With respect to AWS, in the historical "enhanced networking" case Amazon dedicated hardware by offering SR-IOV capable NICs. SR-IOV is a well understood and effective technique for approaching bare metal performance for virtualized environments, but it tends to lock you into a particular vendor, if not specific model, of hardware. I gather ENA does something a bit different, but I don't know the details.
In Google's case, we dedicate hardware to the Andromeda switch in the form of processor cores (the "SDN" block in the linked post). This allows us to be flexible in terms of NIC hardware while presenting a uniform virtual device to guests, in addition to simplifying universal rollout of new networking features to all zones/instance types.
Both approaches have tradeoffs, although I think even with ENA AWS hits ~70µs typical round-trip-times while GCE gets down to ~40µs. Amazon's largest VMs in some families do advertise higher bandwidth than GCE does currently.

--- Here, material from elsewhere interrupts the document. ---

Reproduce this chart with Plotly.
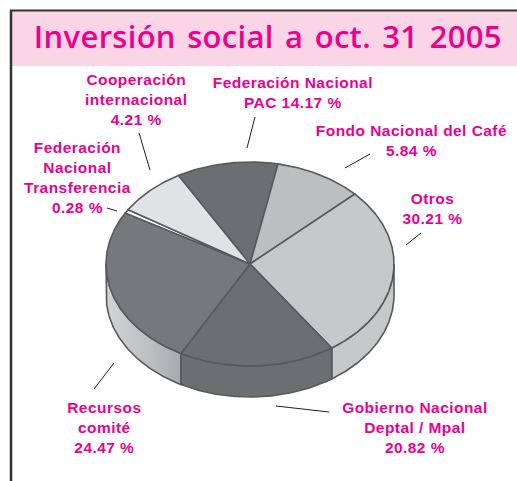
import math
import plotly.graph_objects as go

# Category names and the percentages printed beside them
categories = ["Federación Nacional<br>PAC 14.17 %", "Fondo Nacional del Café<br>5.84 %", "Otros<br>30.21 %",
              "Gobierno Nacional<br>Deptal / Mpal<br>20.82 %", "Recursos<br>comité<br>24.47 %",
              "Federación<br>Nacional<br>Transferencia<br>0.28 %", "Cooperación<br>internacional<br>4.21 %"]
# Slice shares as drawn in the picture (%); the artwork is not proportional to its printed figures
drawn_share = [11.39, 9.86, 27.42, 17.58, 25.36, 0.61, 7.78]
top_colors = ["#6d6e71", "#bcbec0", "#c7c8ca", "#6d6e71", "#77787b", "#ffffff", "#e1e2e4"]
label_x = [293, 411, 432, 415, 104, 77, 136]
label_y = [92.5, 140, 208, 427.5, 427.5, 177, 99]
leaders = [((255, 117), (247, 148)), ((370, 154), (345, 168)), ((421, 233), (406, 245)),
           ((329, 412), (276, 406)), ((94, 389), (114, 363)), ((107, 208), (117, 211)), ((139, 133), (150, 170))]

TITLE = "Inversión social a oct. 31 2005"
PINK = "#ec008c"
EDGE = "#58595b"
CX, CY, RX, RY, DEPTH = 250, 264, 144, 102, 31
START = 330.2

def pt(a, dz=0):
    r = math.radians(a)
    return CX + RX * math.sin(r), CY - RY * math.cos(r) + dz

def arc(a, b, dz=0):
    n = max(2, int(abs(b - a) * 2))
    return [pt(a + (b - a) * i / n, dz) for i in range(n + 1)]

fig = go.Figure()
def poly(points, color, **kw):
    fig.add_trace(go.Scatter(x=[p[0] for p in points], y=[p[1] for p in points], mode="lines", fill="toself",
                             line=dict(color=EDGE, width=1.6), hoverinfo="skip", showlegend=False,
                             **({"fillcolor": color} if color else {}), **kw))

# slice limits
limits = []
a = START
for s in drawn_share:
    b = a + s * 3.6
    limits.append((a, b))
    a = b

# visible rim
for (a, b), col in zip(limits, top_colors):
    # bring each slice into the same turn as the visible front half (90..270 degrees)
    shift = 360 if b > 360 and a >= 360 else 0
    lo, hi = a - shift, b - shift
    if hi <= 90 or lo >= 270:
        continue
    lo, hi = max(lo, 90), min(hi, 270)
    pts = arc(lo, hi) + arc(hi, lo, DEPTH)
    pts.append(pts[0])
    if col == "#77787b":  # the left part of the rim has a soft highlight
        poly(pts, None, fillgradient=dict(type="horizontal",
             colorscale=[[0, "#d2d3d5"], [0.6, "#bcbec0"], [1, "#a7a9ac"]]))
    else:
        poly(pts, col)

# top face
for (a, b), col in zip(limits, top_colors):
    pts = [(CX, CY)] + arc(a, b) + [(CX, CY)]
    poly(pts, col)

shapes = [
    dict(type="rect", x0=12, x1=517, y0=11, y1=66, fillcolor="#f9d5e5", line_width=0, layer="below"),
    dict(type="line", x0=11, x1=11, y0=10, y1=481, line=dict(color="#333333", width=2.5)),
    dict(type="line", x0=10, x1=517, y0=10.5, y1=10.5, line=dict(color="#333333", width=2)),
]
for (p, q) in leaders:
    shapes.append(dict(type="line", x0=p[0], y0=p[1], x1=q[0], y1=q[1], line=dict(color="#231f20", width=1)))

annotations = [dict(x=268, y=36, text=TITLE, showarrow=False, xanchor="center", yanchor="middle",
                    font=dict(family="Open Sans", size=31, color=PINK, weight=600))]
for t, x, y in zip(categories, label_x, label_y):
    annotations.append(dict(x=x, y=y, text=f"<b>{t}</b>", showarrow=False, xanchor="center", yanchor="middle",
                            align="center", font=dict(family="Liberation Sans", size=15.5, color=PINK)))

fig.update_layout(width=517, height=481, margin=dict(l=0, r=0, t=0, b=0), paper_bgcolor="white", plot_bgcolor="white",
                  xaxis=dict(range=[0, 517], visible=False, fixedrange=True),
                  yaxis=dict(range=[481, 0], visible=False, fixedrange=True),
                  shapes=shapes, annotations=annotations)

post = """
document.body.style.margin='0';document.documentElement.style.overflow='hidden';
document.querySelectorAll('.annotation-text').forEach(function(e,i){
  if(i===0){e.style.letterSpacing='0.3px';e.style.wordSpacing='3px';}
  else{e.style.letterSpacing='0.45px';}
});
"""
fig.write_html("out.html", config={"displayModeBar": False}, post_script=post)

(I was the tech lead for the hypervisor side of this launch — Jake, the post's author, leads the fast-path team for the Andromeda software switch)

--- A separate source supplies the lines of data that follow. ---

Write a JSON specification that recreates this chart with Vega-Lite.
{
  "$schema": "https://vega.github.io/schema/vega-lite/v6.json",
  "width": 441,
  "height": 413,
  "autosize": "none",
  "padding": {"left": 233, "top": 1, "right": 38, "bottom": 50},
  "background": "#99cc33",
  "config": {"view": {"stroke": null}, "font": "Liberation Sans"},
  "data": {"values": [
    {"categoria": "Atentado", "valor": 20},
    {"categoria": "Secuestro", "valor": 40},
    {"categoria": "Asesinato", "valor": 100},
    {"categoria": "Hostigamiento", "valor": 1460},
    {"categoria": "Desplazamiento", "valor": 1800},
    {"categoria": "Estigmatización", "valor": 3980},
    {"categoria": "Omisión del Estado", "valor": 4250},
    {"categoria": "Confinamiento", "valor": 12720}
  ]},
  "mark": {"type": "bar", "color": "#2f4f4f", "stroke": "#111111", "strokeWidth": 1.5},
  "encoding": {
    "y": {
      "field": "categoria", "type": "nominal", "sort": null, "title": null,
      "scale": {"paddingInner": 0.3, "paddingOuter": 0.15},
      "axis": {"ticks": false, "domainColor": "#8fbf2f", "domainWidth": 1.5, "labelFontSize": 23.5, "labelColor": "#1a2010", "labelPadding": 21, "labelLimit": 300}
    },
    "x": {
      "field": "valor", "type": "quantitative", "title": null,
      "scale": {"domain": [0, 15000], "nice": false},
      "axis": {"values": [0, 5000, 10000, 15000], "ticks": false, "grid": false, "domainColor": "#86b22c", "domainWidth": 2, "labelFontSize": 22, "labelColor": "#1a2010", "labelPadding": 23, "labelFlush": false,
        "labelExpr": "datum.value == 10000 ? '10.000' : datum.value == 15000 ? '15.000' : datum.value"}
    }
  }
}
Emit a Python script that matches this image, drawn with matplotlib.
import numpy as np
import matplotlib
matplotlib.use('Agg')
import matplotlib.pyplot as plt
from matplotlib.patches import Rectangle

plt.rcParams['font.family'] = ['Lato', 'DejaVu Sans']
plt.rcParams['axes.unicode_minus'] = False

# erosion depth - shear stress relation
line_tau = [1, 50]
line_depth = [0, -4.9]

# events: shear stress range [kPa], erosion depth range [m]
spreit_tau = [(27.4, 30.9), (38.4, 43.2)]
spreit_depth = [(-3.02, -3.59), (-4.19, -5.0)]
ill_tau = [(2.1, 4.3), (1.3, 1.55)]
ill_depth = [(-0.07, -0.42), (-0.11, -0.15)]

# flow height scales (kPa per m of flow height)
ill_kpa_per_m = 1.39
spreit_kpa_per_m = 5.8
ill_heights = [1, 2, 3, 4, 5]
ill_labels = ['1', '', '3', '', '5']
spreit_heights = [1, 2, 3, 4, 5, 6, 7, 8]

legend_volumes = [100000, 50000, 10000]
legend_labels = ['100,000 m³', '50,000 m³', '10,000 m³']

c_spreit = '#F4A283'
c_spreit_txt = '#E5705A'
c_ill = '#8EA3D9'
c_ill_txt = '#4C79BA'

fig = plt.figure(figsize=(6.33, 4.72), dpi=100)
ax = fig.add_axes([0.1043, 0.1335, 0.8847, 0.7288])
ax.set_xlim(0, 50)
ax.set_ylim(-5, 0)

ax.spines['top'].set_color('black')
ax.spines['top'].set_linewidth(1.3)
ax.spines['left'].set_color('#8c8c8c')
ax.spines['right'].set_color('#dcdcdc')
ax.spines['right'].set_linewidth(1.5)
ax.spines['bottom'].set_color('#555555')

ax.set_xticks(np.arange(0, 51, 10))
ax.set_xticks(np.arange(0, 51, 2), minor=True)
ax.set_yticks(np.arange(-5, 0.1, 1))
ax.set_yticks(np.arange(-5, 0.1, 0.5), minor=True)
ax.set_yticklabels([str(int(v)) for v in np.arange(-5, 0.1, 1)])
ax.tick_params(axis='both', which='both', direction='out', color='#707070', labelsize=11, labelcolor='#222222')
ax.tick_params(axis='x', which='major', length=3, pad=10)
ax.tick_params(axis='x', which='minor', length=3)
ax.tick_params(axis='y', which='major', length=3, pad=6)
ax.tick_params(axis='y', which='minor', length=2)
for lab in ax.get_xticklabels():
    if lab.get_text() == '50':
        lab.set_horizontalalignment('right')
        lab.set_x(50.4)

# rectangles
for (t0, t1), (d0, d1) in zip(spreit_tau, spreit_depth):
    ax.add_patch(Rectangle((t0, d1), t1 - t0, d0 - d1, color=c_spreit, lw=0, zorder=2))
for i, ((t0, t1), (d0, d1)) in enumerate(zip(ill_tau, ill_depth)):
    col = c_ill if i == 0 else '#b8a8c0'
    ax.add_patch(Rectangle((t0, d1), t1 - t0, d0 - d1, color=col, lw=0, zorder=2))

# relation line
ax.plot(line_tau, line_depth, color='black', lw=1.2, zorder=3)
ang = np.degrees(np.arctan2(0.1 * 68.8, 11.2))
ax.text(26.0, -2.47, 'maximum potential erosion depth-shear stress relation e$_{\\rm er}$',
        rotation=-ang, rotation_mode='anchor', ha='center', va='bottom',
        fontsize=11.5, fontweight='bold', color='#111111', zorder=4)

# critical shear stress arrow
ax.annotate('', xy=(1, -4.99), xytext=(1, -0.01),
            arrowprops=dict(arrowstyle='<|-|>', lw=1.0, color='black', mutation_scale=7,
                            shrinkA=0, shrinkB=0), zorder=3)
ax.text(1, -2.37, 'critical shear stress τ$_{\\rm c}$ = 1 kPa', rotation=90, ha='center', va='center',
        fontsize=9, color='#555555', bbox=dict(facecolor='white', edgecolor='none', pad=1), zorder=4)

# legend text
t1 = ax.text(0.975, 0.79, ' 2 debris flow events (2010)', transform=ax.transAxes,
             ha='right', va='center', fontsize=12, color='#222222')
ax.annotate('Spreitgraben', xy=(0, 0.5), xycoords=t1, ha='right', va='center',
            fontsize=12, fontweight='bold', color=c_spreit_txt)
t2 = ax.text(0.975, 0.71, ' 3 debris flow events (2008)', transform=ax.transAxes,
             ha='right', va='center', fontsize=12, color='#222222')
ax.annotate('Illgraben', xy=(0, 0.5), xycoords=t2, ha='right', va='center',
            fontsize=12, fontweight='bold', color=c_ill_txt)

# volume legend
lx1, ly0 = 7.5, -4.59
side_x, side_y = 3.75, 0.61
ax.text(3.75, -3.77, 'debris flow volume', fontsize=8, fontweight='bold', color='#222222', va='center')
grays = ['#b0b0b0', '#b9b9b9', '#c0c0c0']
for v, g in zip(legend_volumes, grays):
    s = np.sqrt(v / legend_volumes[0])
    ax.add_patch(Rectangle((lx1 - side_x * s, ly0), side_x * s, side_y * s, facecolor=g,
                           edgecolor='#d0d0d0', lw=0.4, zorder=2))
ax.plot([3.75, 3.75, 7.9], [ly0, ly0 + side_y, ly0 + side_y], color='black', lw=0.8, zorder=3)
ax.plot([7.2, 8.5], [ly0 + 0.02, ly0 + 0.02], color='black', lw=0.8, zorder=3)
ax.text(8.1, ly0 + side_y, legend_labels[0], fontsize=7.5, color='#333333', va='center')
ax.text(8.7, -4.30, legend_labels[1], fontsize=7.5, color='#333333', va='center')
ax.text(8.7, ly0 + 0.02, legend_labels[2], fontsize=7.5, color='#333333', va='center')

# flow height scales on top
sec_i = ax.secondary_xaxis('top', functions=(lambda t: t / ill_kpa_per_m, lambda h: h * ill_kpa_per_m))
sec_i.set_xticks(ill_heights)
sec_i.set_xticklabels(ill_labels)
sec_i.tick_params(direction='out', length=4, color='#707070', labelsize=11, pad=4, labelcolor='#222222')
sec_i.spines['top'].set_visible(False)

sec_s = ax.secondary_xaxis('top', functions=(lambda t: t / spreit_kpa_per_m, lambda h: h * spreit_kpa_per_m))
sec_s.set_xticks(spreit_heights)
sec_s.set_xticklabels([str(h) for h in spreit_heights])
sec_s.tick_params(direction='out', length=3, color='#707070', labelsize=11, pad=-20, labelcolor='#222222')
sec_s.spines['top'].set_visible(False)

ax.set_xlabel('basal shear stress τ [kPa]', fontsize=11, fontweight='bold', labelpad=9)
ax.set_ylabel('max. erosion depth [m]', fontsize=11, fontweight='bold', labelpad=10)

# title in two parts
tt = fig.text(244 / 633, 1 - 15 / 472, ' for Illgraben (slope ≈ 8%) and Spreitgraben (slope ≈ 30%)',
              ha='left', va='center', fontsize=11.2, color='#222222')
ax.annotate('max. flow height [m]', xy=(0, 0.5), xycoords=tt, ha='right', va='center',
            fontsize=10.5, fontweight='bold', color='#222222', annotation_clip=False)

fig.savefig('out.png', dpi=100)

[ec2-user@ip-10-0-1-56 ~]$ sudo ping -f 10.0.1.111
PING 10.0.1.111 (10.0.1.111) 56(84) bytes of data.
--- 10.0.1.111 ping statistics ---
115480 packets transmitted, 115479 received, 0% packet loss, time 5385ms
rtt min/avg/max/mdev = 0.037/0.039/0.226/0.008 ms, ipg/ewma 0.046/0.040 ms
[ec2-user@ip-10-0-2-191 ~]$ netperf -v 2 -H 10.0.2.52 -t TCP_RR -l 30
MIGRATED TCP REQUEST/RESPONSE TEST from 0.0.0.0 (0.0.0.0) port 0 AF_INET to 10.0.2.52 () port 0 AF_INET : first burst 0
Socket Size Request Resp. Elapsed Trans.
Send Recv Size Size Time Rate
bytes Bytes bytes bytes secs. per sec
20480 87380 1 1 30.00 21178.69
Alignment Offset RoundTrip Trans Throughput
Local Remote Local Remote Latency Rate 10^6bits/s
Send Recv Send Recv usec/Tran per sec Outbound Inbound
8 0 0 0 47.217 21178.689 0.169 0.169
It's certainly a nice improvement over what we see on the c4s. Is that using a placement group to ensure proximity (I believe our tests do, but I'd have to double check)? Our benchmarking philosophy is generally to aim for "default" numbers for GCP and "best" numbers for others -- keeps us honest about our "fresh out of the box" behavior.
Also, if we should be seeing better on earlier instance types, I'd love to know what we're potentially doing wrong.